The furious row over a musicologist’s post about his jailhouse work shows no sign of abating. Amid allegations of racism and elitism from one side and repression of academic freedom on the other, the argument serves mostly to illustrate how the present language of musicology is hopelessly inadequate for addressing American reality.

Two examples:

In my view, aesthetic autonomy and academic freedom are a pair of specters looming over our debate on Musicology Now. Aesthetic autonomy: its connotative stains of paternalism, insularity, and colonialism have seeped into the fabric of our disciplinary conscience. Academic freedom: an ideal that many of us applaud and champion. But to my ears, aesthetic autonomy can actually sometimes bring echoes of academic freedom. It’s not that they’re identical in sense or syntax, but that recommendations of Let music be music bear injunctive similarities to Let scholars be scholars, the notion that academics have a de facto right to pursue their work free from political pressures and without fear of termination. Such freedom can nurture creative, progressive thought. But how can one ethically claim this extreme immunity without simultaneously attending to others’ extreme vulnerabilities? How can one feel entitled to speak with full exemptions without paying dues to the systemic silences that make selective free speech audible in the first place?
William Cheng (@willishire) teaches at Dartmouth College

The online community of the American Musicological Society is currently exploding around a post by Pierpaolo Polzonetti called “Don Giovanni Goes to Prison.” The post, about teaching opera in prison, sparked both harsh criticism of Polzonetti’s efforts and writings as well as important discussions about implicit and explicit biases in our field….

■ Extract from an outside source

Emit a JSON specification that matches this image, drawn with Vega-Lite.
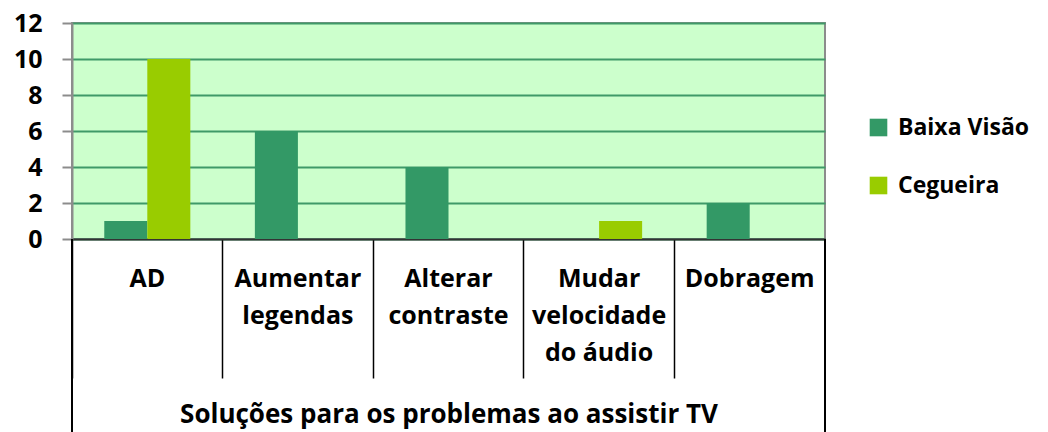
{
  "$schema": "https://vega.github.io/schema/vega-lite/v6.json",
  "width": 753,
  "height": 216,
  "autosize": {"type": "none"},
  "padding": {"left": 72, "top": 23, "right": 223, "bottom": 193},
  "background": "white",
  "config": {
    "font": "Open Sans",
    "view": {"fill": "#CCFFCC", "stroke": "#8c8c8c", "strokeWidth": 2},
    "axisY": {
      "title": null,
      "grid": true, "gridColor": "#3f9a68", "gridWidth": 2,
      "domainColor": "#8c8c8c", "domainWidth": 2,
      "tickColor": "#8c8c8c", "tickWidth": 2, "tickSize": 10,
      "labelOverlap": false, "labelFlush": false,
      "labelFontSize": 25, "labelFontWeight": "bold", "labelColor": "black", "labelPadding": 20
    }
  },
  "data": {
    "values": [
      {"cat": "AD", "grupo": "Baixa Visão", "valor": 1},
      {"cat": "AD", "grupo": "Cegueira", "valor": 10},
      {"cat": "Aumentar legendas", "grupo": "Baixa Visão", "valor": 6},
      {"cat": "Aumentar legendas", "grupo": "Cegueira", "valor": 0},
      {"cat": "Alterar contraste", "grupo": "Baixa Visão", "valor": 4},
      {"cat": "Alterar contraste", "grupo": "Cegueira", "valor": 0},
      {"cat": "Mudar velocidade do áudio", "grupo": "Baixa Visão", "valor": 0},
      {"cat": "Mudar velocidade do áudio", "grupo": "Cegueira", "valor": 1},
      {"cat": "Dobragem", "grupo": "Baixa Visão", "valor": 2},
      {"cat": "Dobragem", "grupo": "Cegueira", "valor": 0}
    ]
  },
  "layer": [
    {
      "mark": {"type": "bar"},
      "encoding": {
        "x": {
          "field": "cat", "type": "nominal",
          "sort": ["AD", "Aumentar legendas", "Alterar contraste", "Mudar velocidade do áudio", "Dobragem"],
          "scale": {"paddingInner": 0, "paddingOuter": 0},
          "axis": {
            "title": "Soluções para os problemas ao assistir TV",
            "titleFontSize": 26, "titleFontWeight": "bold", "titleColor": "black",
            "titleY": 183, "titleBaseline": "alphabetic",
            "bandPosition": 0,
            "tickSize": 139,
            "tickColor": "black", "tickWidth": 1.5,
            "domainColor": "#333333", "domainWidth": 2,
            "labelAngle": 0, "labelFontSize": 25, "labelFontWeight": "bold", "labelColor": "black",
            "labelAlign": "center",
            "labelPadding": -112, "labelBaseline": "top", "labelLineHeight": 37, "labelLimit": 0,
            "labelExpr": "datum.label === 'Mudar velocidade do áudio' ? ['Mudar', 'velocidade', 'do áudio'] : split(datum.label, ' ')"
          }
        },
        "xOffset": {
          "field": "grupo", "type": "nominal", "sort": ["Baixa Visão", "Cegueira"],
          "scale": {"paddingInner": 0, "paddingOuter": 0.75}
        },
        "y": {
          "field": "valor", "type": "quantitative",
          "scale": {"domain": [0, 12]},
          "axis": {"values": [0, 2, 4, 6, 8, 10, 12]}
        },
        "color": {
          "field": "grupo", "type": "nominal",
          "scale": {"domain": ["Baixa Visão", "Cegueira"], "range": ["#339966", "#99CC00"]},
          "legend": {
            "orient": "none", "legendX": 795, "legendY": 93, "title": null,
            "labelFontSize": 23, "labelFontWeight": "bold", "labelColor": "black",
            "symbolType": "square", "symbolSize": 310, "symbolStrokeWidth": 0, "rowPadding": 34, "labelOffset": 8
          }
        }
      }
    },
    {
      "mark": {"type": "rule", "color": "black", "strokeWidth": 1.5},
      "encoding": {
        "x": {"datum": "AD", "type": "nominal", "bandPosition": 0},
        "y": {"datum": 0, "type": "quantitative", "axis": {"values": [0, 2, 4, 6, 8, 10, 12]}},
        "y2": {"datum": -11}
      }
    },
    {
      "mark": {"type": "rule", "color": "black", "strokeWidth": 1.5},
      "encoding": {
        "x": {"datum": "Dobragem", "type": "nominal", "bandPosition": 1},
        "y": {"datum": 0, "type": "quantitative", "axis": {"values": [0, 2, 4, 6, 8, 10, 12]}},
        "y2": {"datum": -11}
      }
    }
  ]
}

The disciplinary debates going on now should serve as a reminder that scholars who step outside of their training should do so with intention, with a willingness to fail, and with an eye for what they don’t know.  For example, 49% of the people incarcerated at the prison Polzonetti works in are people of color, according to their website.  Polzonetti named one inmate as African American and didn’t mention the race of any other.  This disjunction allows us to reinscribe myths of black criminality and violence.  Khalil Gibran Muhammad describes black criminality as “one of the most commonly cited and longest-lasting justifications for black inequality and mortality in the modern urban world.”  Writings on mass incarceration as the new Jim Crow and on the criminalization of black men, should have informed how Polzonetti wrote about his experience in a prison.
Bonnie Gordon is an Associate Professor of Music at the University of Virginia.

bonnie gordon

In plain English, it now seems impossible to teach music analysis without filtering one’s teachings through a prism of social inequality. This appears to be what passes for academic freedom. It is oxymoronic.